**Exercise directions:**
Give back every line exactly as it appears, pictures excluded.

__________________________________________________

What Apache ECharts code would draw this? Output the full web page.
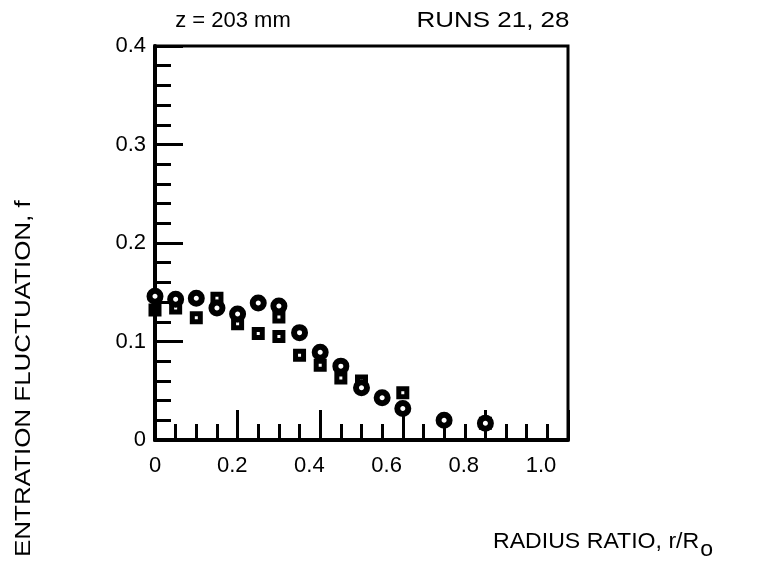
<!DOCTYPE html>
<html>
<head>
<meta charset="utf-8">
<script src="https://cdn.jsdelivr.net/npm/echarts@6/dist/echarts.min.js"></script>
<style>
html,body{margin:0;padding:0;background:#fff;}
#chart{width:777px;height:563px;}
</style>
</head>
<body>
<div id="chart"></div>
<script>
// Circles (open ring markers)
const circleX = [0, 0.05, 0.1, 0.15, 0.2, 0.25, 0.3, 0.35, 0.4, 0.45, 0.5, 0.55, 0.6, 0.7, 0.8];
const circleY = [0.146, 0.143, 0.144, 0.134, 0.128, 0.139, 0.136, 0.109, 0.089, 0.075, 0.053, 0.043, 0.032, 0.020, 0.017];
// Squares (filled with small centre dot)
const squareX = [0, 0.05, 0.1, 0.15, 0.2, 0.25, 0.3, 0.3, 0.35, 0.4, 0.45, 0.5, 0.6, 0.8];
const squareY = [0.132, 0.134, 0.124, 0.144, 0.118, 0.108, 0.125, 0.105, 0.086, 0.076, 0.063, 0.060, 0.048, 0.017];
const xTickLabels = ['0', '0.2', '0.4', '0.6', '0.8', '1.0'];
const yTickLabels = ['0', '0.1', '0.2', '0.3', '0.4'];

const FONT = '"Liberation Sans", Arial, Helvetica, sans-serif';
const circleData = circleX.map((x, i) => [x, circleY[i]]);
const squareData = squareX.map((x, i) => [x, squareY[i]]);

const chart = echarts.init(document.getElementById('chart'), null, {renderer: 'canvas'});
chart.setOption({
  animation: false,
  backgroundColor: '#fff',
  grid: {left: 155, top: 46, right: 209, bottom: 123, show: true, borderColor: '#000', borderWidth: 3, backgroundColor: 'transparent'},
  xAxis: [
    {
      type: 'value', min: 0, max: 1, interval: 0.2, position: 'bottom',
      axisLine: {onZero: false, lineStyle: {color: '#000', width: 4}},
      axisTick: {inside: true, length: 30, lineStyle: {color: '#000', width: 3}},
      minorTick: {show: true, splitNumber: 4, length: 16, lineStyle: {color: '#000', width: 3}},
      axisLabel: {show: false},
      splitLine: {show: false}
    },
    {
      type: 'value', min: 0, max: 1.07, interval: 0.2, position: 'bottom',
      axisLine: {show: false, onZero: false},
      axisTick: {show: false},
      axisLabel: {
        margin: 15, fontSize: 22, color: '#000', fontFamily: FONT, showMaxLabel: false,
        formatter: v => { const i = Math.round(v / 0.2); return Math.abs(v - i * 0.2) < 1e-6 ? (xTickLabels[i] || '') : ''; }
      },
      splitLine: {show: false}
    }
  ],
  yAxis: {
    type: 'value', min: 0, max: 0.4, interval: 0.1,
    axisLine: {onZero: false, lineStyle: {color: '#000', width: 4}},
    axisTick: {inside: true, length: 28, lineStyle: {color: '#000', width: 3}},
    minorTick: {show: true, splitNumber: 5, length: 16, lineStyle: {color: '#000', width: 3}},
    axisLabel: {
      margin: 9, fontSize: 22, color: '#000', fontFamily: FONT,
      formatter: v => yTickLabels[Math.round(v / 0.1)] || ''
    },
    splitLine: {show: false}
  },
  series: [
    {
      type: 'scatter', xAxisIndex: 0, data: squareData,
      symbol: 'path://M0,0H13V13H0Z M5,5V8H8V5Z',
      symbolSize: 13, itemStyle: {color: '#000', opacity: 1}, z: 3
    },
    {
      type: 'scatter', xAxisIndex: 0, data: circleData,
      symbol: 'circle', symbolSize: 11,
      itemStyle: {color: '#fff', borderColor: '#000', borderWidth: 6, opacity: 1}, z: 4
    }
  ],
  graphic: [
    {type: 'text', x: 233, y: 21, style: {x: 0, y: 0, text: 'z = 203 mm', font: '22px ' + FONT, fill: '#000', textAlign: 'center', textVerticalAlign: 'middle'}},
    {type: 'text', x: 493, y: 21, scaleX: 1.18, style: {x: 0, y: 0, text: 'RUNS 21, 28', font: '22px ' + FONT, fill: '#000', textAlign: 'center', textVerticalAlign: 'middle'}},
    {type: 'text', x: 493, y: 542, scaleX: 1.05, style: {x: 0, y: 0, text: 'RADIUS RATIO, r/R{sub|o}', font: '22px ' + FONT, fill: '#000', textVerticalAlign: 'middle',
      rich: {sub: {fontSize: 22, fontFamily: FONT, padding: [16, 0, 0, 1], fill: '#000'}}}},
    {type: 'text', x: 24, y: 557, rotation: Math.PI / 2, scaleX: 1.18,
      style: {x: 0, y: 0, text: 'ENTRATION FLUCTUATION, f', font: '22px ' + FONT, fill: '#000', textAlign: 'left', textVerticalAlign: 'middle'}}
  ]
});
</script>
</body>
</html>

__________________________________________________

**Output for this exercise:**
What Apache ECharts code would draw this? Output the full web page.
<!DOCTYPE html>
<html>
<head>
<meta charset="utf-8">
<script src="https://cdn.jsdelivr.net/npm/echarts@6/dist/echarts.min.js"></script>
<style>
html,body{margin:0;padding:0;background:#fff;}
#chart{width:777px;height:563px;}
</style>
</head>
<body>
<div id="chart"></div>
<script>
// Circles (open ring markers)
const circleX = [0, 0.05, 0.1, 0.15, 0.2, 0.25, 0.3, 0.35, 0.4, 0.45, 0.5, 0.55, 0.6, 0.7, 0.8];
const circleY = [0.146, 0.143, 0.144, 0.134, 0.128, 0.139, 0.136, 0.109, 0.089, 0.075, 0.053, 0.043, 0.032, 0.020, 0.017];
// Squares (filled with small centre dot)
const squareX = [0, 0.05, 0.1, 0.15, 0.2, 0.25, 0.3, 0.3, 0.35, 0.4, 0.45, 0.5, 0.6, 0.8];
const squareY = [0.132, 0.134, 0.124, 0.144, 0.118, 0.108, 0.125, 0.105, 0.086, 0.076, 0.063, 0.060, 0.048, 0.017];
const xTickLabels = ['0', '0.2', '0.4', '0.6', '0.8', '1.0'];
const yTickLabels = ['0', '0.1', '0.2', '0.3', '0.4'];

const FONT = '"Liberation Sans", Arial, Helvetica, sans-serif';
const circleData = circleX.map((x, i) => [x, circleY[i]]);
const squareData = squareX.map((x, i) => [x, squareY[i]]);

const chart = echarts.init(document.getElementById('chart'), null, {renderer: 'canvas'});
chart.setOption({
  animation: false,
  backgroundColor: '#fff',
  grid: {left: 155, top: 46, right: 209, bottom: 123, show: true, borderColor: '#000', borderWidth: 3, backgroundColor: 'transparent'},
  xAxis: [
    {
      type: 'value', min: 0, max: 1, interval: 0.2, position: 'bottom',
      axisLine: {onZero: false, lineStyle: {color: '#000', width: 4}},
      axisTick: {inside: true, length: 30, lineStyle: {color: '#000', width: 3}},
      minorTick: {show: true, splitNumber: 4, length: 16, lineStyle: {color: '#000', width: 3}},
      axisLabel: {show: false},
      splitLine: {show: false}
    },
    {
      type: 'value', min: 0, max: 1.07, interval: 0.2, position: 'bottom',
      axisLine: {show: false, onZero: false},
      axisTick: {show: false},
      axisLabel: {
        margin: 15, fontSize: 22, color: '#000', fontFamily: FONT, showMaxLabel: false,
        formatter: v => { const i = Math.round(v / 0.2); return Math.abs(v - i * 0.2) < 1e-6 ? (xTickLabels[i] || '') : ''; }
      },
      splitLine: {show: false}
    }
  ],
  yAxis: {
    type: 'value', min: 0, max: 0.4, interval: 0.1,
    axisLine: {onZero: false, lineStyle: {color: '#000', width: 4}},
    axisTick: {inside: true, length: 28, lineStyle: {color: '#000', width: 3}},
    minorTick: {show: true, splitNumber: 5, length: 16, lineStyle: {color: '#000', width: 3}},
    axisLabel: {
      margin: 9, fontSize: 22, color: '#000', fontFamily: FONT,
      formatter: v => yTickLabels[Math.round(v / 0.1)] || ''
    },
    splitLine: {show: false}
  },
  series: [
    {
      type: 'scatter', xAxisIndex: 0, data: squareData,
      symbol: 'path://M0,0H13V13H0Z M5,5V8H8V5Z',
      symbolSize: 13, itemStyle: {color: '#000', opacity: 1}, z: 3
    },
    {
      type: 'scatter', xAxisIndex: 0, data: circleData,
      symbol: 'circle', symbolSize: 11,
      itemStyle: {color: '#fff', borderColor: '#000', borderWidth: 6, opacity: 1}, z: 4
    }
  ],
  graphic: [
    {type: 'text', x: 233, y: 21, style: {x: 0, y: 0, text: 'z = 203 mm', font: '22px ' + FONT, fill: '#000', textAlign: 'center', textVerticalAlign: 'middle'}},
    {type: 'text', x: 493, y: 21, scaleX: 1.18, style: {x: 0, y: 0, text: 'RUNS 21, 28', font: '22px ' + FONT, fill: '#000', textAlign: 'center', textVerticalAlign: 'middle'}},
    {type: 'text', x: 493, y: 542, scaleX: 1.05, style: {x: 0, y: 0, text: 'RADIUS RATIO, r/R{sub|o}', font: '22px ' + FONT, fill: '#000', textVerticalAlign: 'middle',
      rich: {sub: {fontSize: 22, fontFamily: FONT, padding: [16, 0, 0, 1], fill: '#000'}}}},
    {type: 'text', x: 24, y: 557, rotation: Math.PI / 2, scaleX: 1.18,
      style: {x: 0, y: 0, text: 'ENTRATION FLUCTUATION, f', font: '22px ' + FONT, fill: '#000', textAlign: 'left', textVerticalAlign: 'middle'}}
  ]
});
</script>
</body>
</html>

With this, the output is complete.